Several other Maine anglers have created trolling streamer patterns that have become etched in angling’s annals and are still in use today. Dr. Hubert Sanborn of Waterville created a black and green streamer in 1936 with a unique method of mounting the wings. Instead of tying the saddle hackles along the edge of the hook, he tied the green saddles on flat on the top edge of the hook. The first time he trolled this fly while on Messalonskee Lake, he caught a nine-pound, three-ounce salmon, naming the fly the “nine-three.”
Sebago Lake, where the landlocked salmon was first classified, is also the home to a famous angler and a famous trolling fly. Legendary guide Art Libby of Standish had probably spent more hours than anyone fishing Sebago Lake. In 1972, he experimented with an odd looking fly that was tied as sparsely as it could and still be recognized as a piece of fishing equipment. Libby tied four layers of white, orange, red and black bucktail to a #4 hook that was wrapped with silver flat embossed tinsel. Under the tinsel was a connector of 50-pound monofilament with a #10 treble hook on the end. Libby specified that the fly be tied full in the early spring and then sparser as the water clears.
Several other patterns remain at the top of the trolling angler’s list and are dragged for countless miles through Maine’s coldwater lakes. The Umbagog smelt, named for the popular border lake captures the smelt’s purple breeding hue and accounts for many of my early season salmon, as does the flashy Joe’s smelt pattern. Likewise, many anglers use a variation of Carrie Steven’s ghost pattern with flies like the green ghost, black ghost or red ghost having staunch supporters for one reason or another.

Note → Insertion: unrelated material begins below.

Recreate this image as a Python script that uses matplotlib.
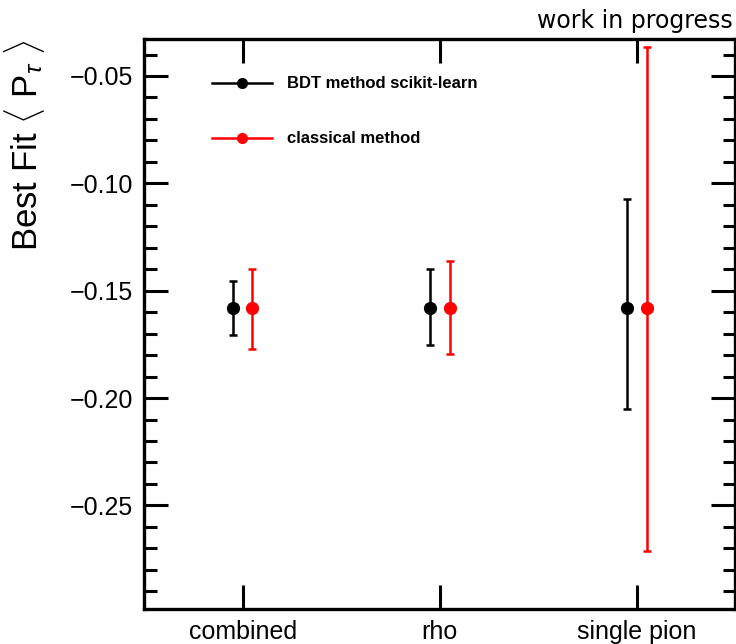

Trolling flies for salmon and trout in Maine is a tradition-steeped, time-honored method of angling that is still popular today. While some fly-fishing purists believe that only casting constitutes fly-fishing, many of our sport’s forefathers would object. Trolling involves skill, requires the angler to be able to read the water and know where the fish are and also be as well versed on matching streamer patterns to food sources as the wet or dry fly angler must be. With pioneers like Carrie Stevens and Art Libby as trolling advocates, you’re in good company, fellow angler.